Having the cellar here at the Royal Mail to be able to tap into is truly humbling. There’s so much breadth in our collection that I don’t get nervous when our garden produces a staggering amount of asparagus, brussels sprouts, and artichokes, or when Chef Robin decides to put all of those elements together in a dish.

What is the secret to your success?

I’ve taken risks a few times, moving to foreign parts of the world. It’s been a tremendous and rewarding learning opportunity, and I wouldn’t have that had I stayed put.

What do you think is the most important element of a good wine list?

Accessibility and ease for the guest.

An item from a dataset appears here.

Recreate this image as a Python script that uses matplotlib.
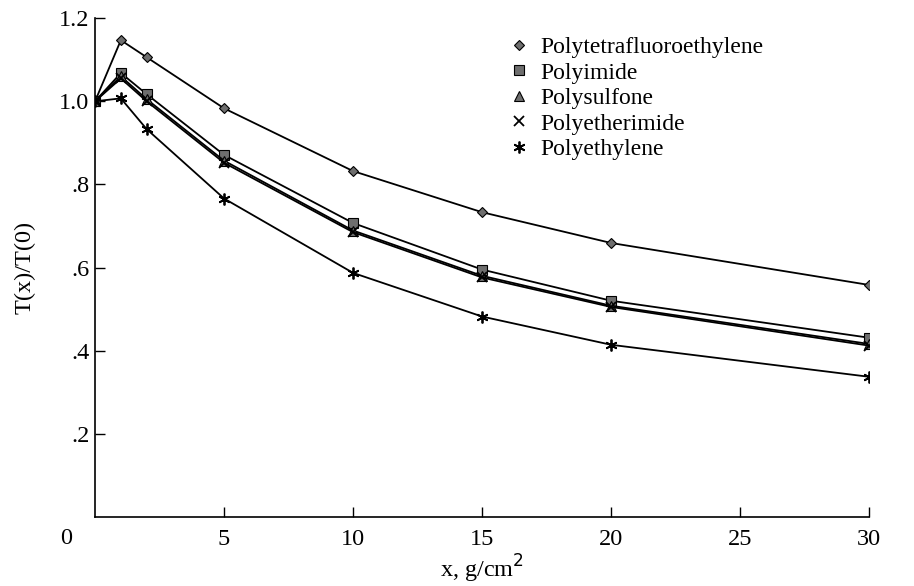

As much as I may enjoy taking someone out of their comfort zone and introducing them to something they may not have had before, I have to broach that in a delicate manner. Selling someone something that I love can backfire, as sommeliers may be excited by quirky drinks over crowd-pleasing drinks. We are, however, satisfying a need based on people’s perception and preferences, and I have fun deciphering what kind of experience the guest is after during a limited exchange.

What trends are you seeing in Australia at the moment?

There seems to be a focus on bio-dynamic wines and whole-cluster fermentation. I’m also happy to see the craft beer movement occurring in Melbourne. In fact, we’ve collaborated recently with Temple Brewing Company to have our season harvest – a Bavarian wheat beer with pink peppercorns and lemon verbena from our garden.

What do you predict for the next 5-10 years for the food and wine industry?

I think there will be a move towards vegan/vegetarian fine-dining with an emphasis on environmentally friendly restaurants, so more sommeliers are going to have in their back-pocket what wines are vegan/organic/biodynamic. In the US, many restaurants are “going green,” a trend I think will continue. I also see Coravin appearing in many more restaurants, pushing for more creativity in wines by the glass across many different venues.

Are there any particular wines that you love, or remind you of a certain place or memory?

I’ve always been a fan of Haden Fig coming out of Willamette Valley in Oregon. For the value, it is one of my favorite Pinot’s and wherever I’ve been, I’ve tried to source as much of it as I could. It always brings me back to Silverlake Wine in Los Angeles, where I first had it, and I’m grateful that sensory experiences can be transformative. Krug Grand Cuvee always reminds me of a bowling alley in Hong Kong, drunk in plastic cups amongst friends.

What is your fundamental philosophy on food and fine wine?

If it grows together, it goes together. I believe there is a fundamental flaw in serving an American red with kangaroo. However, a wine program can also benefit from doing the unexpected–it keeps things interesting and the dialogue open between the sommelier and guest.

What is next for you?

I think I’m over-due for a trip through European vineyards. I hope to start in Portugal and buy a “paddock-jumper” that I can drive all the way to Bulgaria with plenty of stops along the way, highlighting Italy and France.